Supplied data:
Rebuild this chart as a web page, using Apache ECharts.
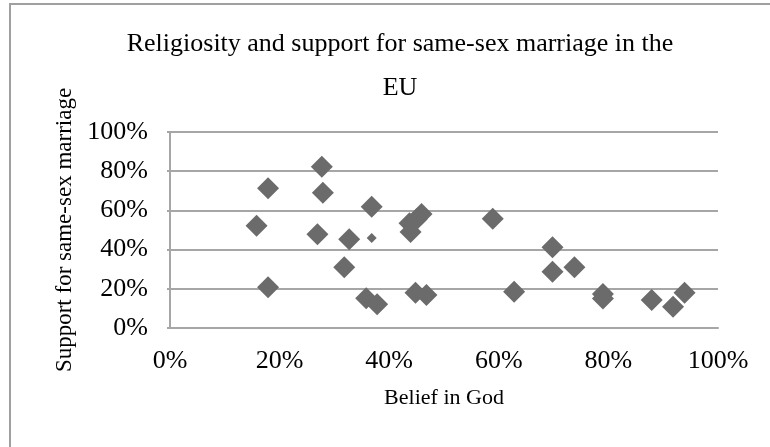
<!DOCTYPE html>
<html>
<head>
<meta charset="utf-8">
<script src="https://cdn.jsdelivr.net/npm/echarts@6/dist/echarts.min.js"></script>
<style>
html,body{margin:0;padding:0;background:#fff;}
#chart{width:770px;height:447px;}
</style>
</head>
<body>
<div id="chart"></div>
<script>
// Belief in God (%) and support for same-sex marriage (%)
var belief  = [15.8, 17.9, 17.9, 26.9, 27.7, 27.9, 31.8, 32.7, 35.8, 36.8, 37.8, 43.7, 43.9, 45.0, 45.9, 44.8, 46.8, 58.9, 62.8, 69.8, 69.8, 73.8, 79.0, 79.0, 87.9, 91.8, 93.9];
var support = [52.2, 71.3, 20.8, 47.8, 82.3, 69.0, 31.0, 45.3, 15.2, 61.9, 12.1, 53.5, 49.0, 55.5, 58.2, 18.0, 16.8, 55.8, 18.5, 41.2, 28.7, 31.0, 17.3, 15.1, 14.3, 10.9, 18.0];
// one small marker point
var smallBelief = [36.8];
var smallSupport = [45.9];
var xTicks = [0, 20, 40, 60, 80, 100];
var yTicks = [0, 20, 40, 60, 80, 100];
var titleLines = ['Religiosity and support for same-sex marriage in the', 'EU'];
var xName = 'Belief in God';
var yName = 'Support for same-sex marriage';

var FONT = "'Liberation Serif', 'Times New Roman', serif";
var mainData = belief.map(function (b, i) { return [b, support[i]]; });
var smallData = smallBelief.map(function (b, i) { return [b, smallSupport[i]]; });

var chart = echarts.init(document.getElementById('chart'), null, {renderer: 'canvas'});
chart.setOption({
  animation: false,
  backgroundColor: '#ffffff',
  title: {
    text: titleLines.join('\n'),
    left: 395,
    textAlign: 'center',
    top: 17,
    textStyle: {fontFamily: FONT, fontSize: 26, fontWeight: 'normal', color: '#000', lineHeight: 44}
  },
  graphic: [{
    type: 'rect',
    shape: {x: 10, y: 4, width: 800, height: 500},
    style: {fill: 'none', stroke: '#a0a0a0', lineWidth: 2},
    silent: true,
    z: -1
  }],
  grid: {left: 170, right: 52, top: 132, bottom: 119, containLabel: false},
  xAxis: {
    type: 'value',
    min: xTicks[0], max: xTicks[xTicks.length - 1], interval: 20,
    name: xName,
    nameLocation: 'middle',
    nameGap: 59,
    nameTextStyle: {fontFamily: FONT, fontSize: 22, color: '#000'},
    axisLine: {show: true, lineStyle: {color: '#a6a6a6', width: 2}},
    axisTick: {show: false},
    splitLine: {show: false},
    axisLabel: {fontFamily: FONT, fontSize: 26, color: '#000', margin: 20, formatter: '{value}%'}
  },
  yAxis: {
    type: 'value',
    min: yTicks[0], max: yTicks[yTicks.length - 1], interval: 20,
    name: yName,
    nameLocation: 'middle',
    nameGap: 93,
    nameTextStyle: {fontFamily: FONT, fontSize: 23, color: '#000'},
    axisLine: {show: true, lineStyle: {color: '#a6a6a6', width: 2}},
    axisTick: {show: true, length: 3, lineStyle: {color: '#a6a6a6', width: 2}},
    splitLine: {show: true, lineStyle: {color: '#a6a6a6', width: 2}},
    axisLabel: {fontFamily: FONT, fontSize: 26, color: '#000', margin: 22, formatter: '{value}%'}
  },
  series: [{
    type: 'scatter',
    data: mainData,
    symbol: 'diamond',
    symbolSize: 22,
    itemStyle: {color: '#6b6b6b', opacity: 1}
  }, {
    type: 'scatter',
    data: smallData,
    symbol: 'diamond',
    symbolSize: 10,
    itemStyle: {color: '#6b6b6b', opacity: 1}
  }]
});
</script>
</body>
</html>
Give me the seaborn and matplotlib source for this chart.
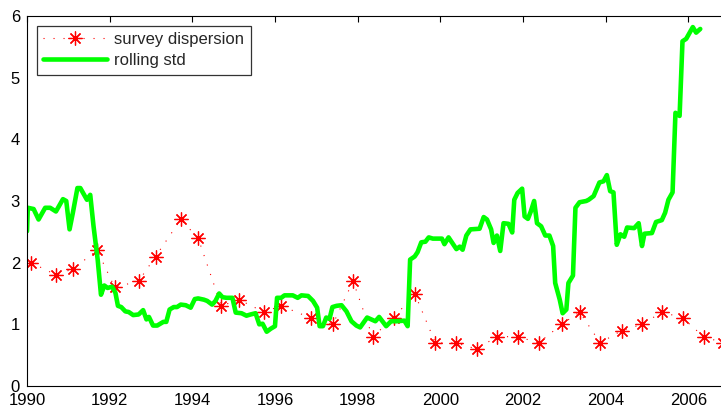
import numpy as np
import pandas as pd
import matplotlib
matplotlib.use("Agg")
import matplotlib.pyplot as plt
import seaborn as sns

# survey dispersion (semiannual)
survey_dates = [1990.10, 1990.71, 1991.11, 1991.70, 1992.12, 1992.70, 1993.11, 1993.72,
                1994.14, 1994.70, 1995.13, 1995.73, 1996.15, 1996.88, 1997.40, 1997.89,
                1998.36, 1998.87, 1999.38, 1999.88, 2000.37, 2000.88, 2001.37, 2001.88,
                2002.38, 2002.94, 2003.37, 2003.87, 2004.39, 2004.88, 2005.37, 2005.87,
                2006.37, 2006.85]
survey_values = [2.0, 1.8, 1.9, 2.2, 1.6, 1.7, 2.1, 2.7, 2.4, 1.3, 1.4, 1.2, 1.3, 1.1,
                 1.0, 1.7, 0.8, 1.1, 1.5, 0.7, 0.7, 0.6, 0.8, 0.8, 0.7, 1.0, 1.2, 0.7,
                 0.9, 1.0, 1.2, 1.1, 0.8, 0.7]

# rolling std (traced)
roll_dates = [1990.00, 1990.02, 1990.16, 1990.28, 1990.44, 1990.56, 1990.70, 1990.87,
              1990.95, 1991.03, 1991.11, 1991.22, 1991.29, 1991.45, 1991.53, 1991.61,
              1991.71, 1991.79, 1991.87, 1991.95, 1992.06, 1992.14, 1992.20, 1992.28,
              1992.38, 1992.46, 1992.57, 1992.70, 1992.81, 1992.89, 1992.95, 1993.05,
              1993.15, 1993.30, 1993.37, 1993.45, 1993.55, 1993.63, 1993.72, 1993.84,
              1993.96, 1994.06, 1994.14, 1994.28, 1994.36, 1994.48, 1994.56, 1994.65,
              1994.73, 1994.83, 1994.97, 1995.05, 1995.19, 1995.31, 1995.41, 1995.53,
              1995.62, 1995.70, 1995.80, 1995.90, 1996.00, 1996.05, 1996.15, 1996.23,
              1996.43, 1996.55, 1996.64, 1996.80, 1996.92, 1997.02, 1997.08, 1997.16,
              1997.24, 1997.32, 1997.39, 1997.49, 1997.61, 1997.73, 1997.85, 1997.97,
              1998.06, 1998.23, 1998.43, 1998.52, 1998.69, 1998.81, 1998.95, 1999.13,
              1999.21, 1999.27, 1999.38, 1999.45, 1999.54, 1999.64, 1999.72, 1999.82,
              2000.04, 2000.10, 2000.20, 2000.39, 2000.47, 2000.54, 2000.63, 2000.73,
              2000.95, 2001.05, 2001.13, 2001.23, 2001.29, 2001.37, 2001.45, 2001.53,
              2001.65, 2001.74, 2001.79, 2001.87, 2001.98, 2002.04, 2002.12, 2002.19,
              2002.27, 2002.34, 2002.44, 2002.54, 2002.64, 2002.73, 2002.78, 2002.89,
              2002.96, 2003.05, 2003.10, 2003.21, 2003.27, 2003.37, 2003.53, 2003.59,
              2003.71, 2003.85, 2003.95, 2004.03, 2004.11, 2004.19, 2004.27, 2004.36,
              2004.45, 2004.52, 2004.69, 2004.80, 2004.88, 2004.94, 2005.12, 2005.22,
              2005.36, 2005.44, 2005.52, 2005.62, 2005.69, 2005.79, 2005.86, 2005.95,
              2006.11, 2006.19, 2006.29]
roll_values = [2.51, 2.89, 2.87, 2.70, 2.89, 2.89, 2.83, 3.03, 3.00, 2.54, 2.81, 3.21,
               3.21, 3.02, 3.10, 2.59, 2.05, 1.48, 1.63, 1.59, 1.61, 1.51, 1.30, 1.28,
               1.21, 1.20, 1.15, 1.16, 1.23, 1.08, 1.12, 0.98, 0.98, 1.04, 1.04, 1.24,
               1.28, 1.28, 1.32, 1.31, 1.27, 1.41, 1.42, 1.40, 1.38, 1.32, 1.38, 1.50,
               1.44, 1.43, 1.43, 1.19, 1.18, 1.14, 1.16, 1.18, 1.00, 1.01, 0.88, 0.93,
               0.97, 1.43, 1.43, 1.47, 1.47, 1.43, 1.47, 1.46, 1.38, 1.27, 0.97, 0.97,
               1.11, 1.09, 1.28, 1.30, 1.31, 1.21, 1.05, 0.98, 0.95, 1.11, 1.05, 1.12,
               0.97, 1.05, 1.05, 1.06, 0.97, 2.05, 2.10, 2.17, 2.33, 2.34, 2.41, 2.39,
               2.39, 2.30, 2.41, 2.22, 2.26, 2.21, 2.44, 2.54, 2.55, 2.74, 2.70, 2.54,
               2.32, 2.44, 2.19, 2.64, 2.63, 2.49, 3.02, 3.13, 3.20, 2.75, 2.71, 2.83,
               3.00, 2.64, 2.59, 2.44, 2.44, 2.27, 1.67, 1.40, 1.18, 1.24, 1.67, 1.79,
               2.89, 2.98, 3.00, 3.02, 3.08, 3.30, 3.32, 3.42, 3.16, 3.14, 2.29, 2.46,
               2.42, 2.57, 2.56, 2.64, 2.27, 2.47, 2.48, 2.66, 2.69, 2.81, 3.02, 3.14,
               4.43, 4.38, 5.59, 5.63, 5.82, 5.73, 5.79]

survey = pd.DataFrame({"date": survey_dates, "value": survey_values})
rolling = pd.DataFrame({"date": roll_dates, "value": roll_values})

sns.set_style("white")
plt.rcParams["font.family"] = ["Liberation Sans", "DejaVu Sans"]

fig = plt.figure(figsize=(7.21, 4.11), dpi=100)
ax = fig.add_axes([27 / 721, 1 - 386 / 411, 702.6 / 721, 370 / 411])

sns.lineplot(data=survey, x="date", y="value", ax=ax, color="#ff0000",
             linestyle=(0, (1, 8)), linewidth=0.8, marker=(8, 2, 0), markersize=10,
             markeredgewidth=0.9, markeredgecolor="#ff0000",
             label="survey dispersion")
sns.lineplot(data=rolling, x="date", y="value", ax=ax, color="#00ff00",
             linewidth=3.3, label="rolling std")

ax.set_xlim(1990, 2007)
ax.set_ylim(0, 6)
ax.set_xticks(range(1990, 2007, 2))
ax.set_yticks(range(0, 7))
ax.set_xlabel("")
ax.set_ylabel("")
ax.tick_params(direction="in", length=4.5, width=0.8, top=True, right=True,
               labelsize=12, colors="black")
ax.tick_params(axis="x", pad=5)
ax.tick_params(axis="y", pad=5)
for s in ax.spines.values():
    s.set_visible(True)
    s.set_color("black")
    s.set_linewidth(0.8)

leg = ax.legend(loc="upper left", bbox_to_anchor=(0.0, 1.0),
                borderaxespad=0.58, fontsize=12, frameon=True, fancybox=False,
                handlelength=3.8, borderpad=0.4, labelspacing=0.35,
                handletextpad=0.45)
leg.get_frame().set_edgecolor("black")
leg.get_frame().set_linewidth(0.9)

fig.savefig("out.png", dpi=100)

Task statement: Copy the records above exactly, from the first line through the line containing "var yName = 'Support for same-sex marriage';", and leave out the pictures.

Exercise answer:
Rebuild this chart as a web page, using Apache ECharts.
<!DOCTYPE html>
<html>
<head>
<meta charset="utf-8">
<script src="https://cdn.jsdelivr.net/npm/echarts@6/dist/echarts.min.js"></script>
<style>
html,body{margin:0;padding:0;background:#fff;}
#chart{width:770px;height:447px;}
</style>
</head>
<body>
<div id="chart"></div>
<script>
// Belief in God (%) and support for same-sex marriage (%)
var belief  = [15.8, 17.9, 17.9, 26.9, 27.7, 27.9, 31.8, 32.7, 35.8, 36.8, 37.8, 43.7, 43.9, 45.0, 45.9, 44.8, 46.8, 58.9, 62.8, 69.8, 69.8, 73.8, 79.0, 79.0, 87.9, 91.8, 93.9];
var support = [52.2, 71.3, 20.8, 47.8, 82.3, 69.0, 31.0, 45.3, 15.2, 61.9, 12.1, 53.5, 49.0, 55.5, 58.2, 18.0, 16.8, 55.8, 18.5, 41.2, 28.7, 31.0, 17.3, 15.1, 14.3, 10.9, 18.0];
// one small marker point
var smallBelief = [36.8];
var smallSupport = [45.9];
var xTicks = [0, 20, 40, 60, 80, 100];
var yTicks = [0, 20, 40, 60, 80, 100];
var titleLines = ['Religiosity and support for same-sex marriage in the', 'EU'];
var xName = 'Belief in God';
var yName = 'Support for same-sex marriage';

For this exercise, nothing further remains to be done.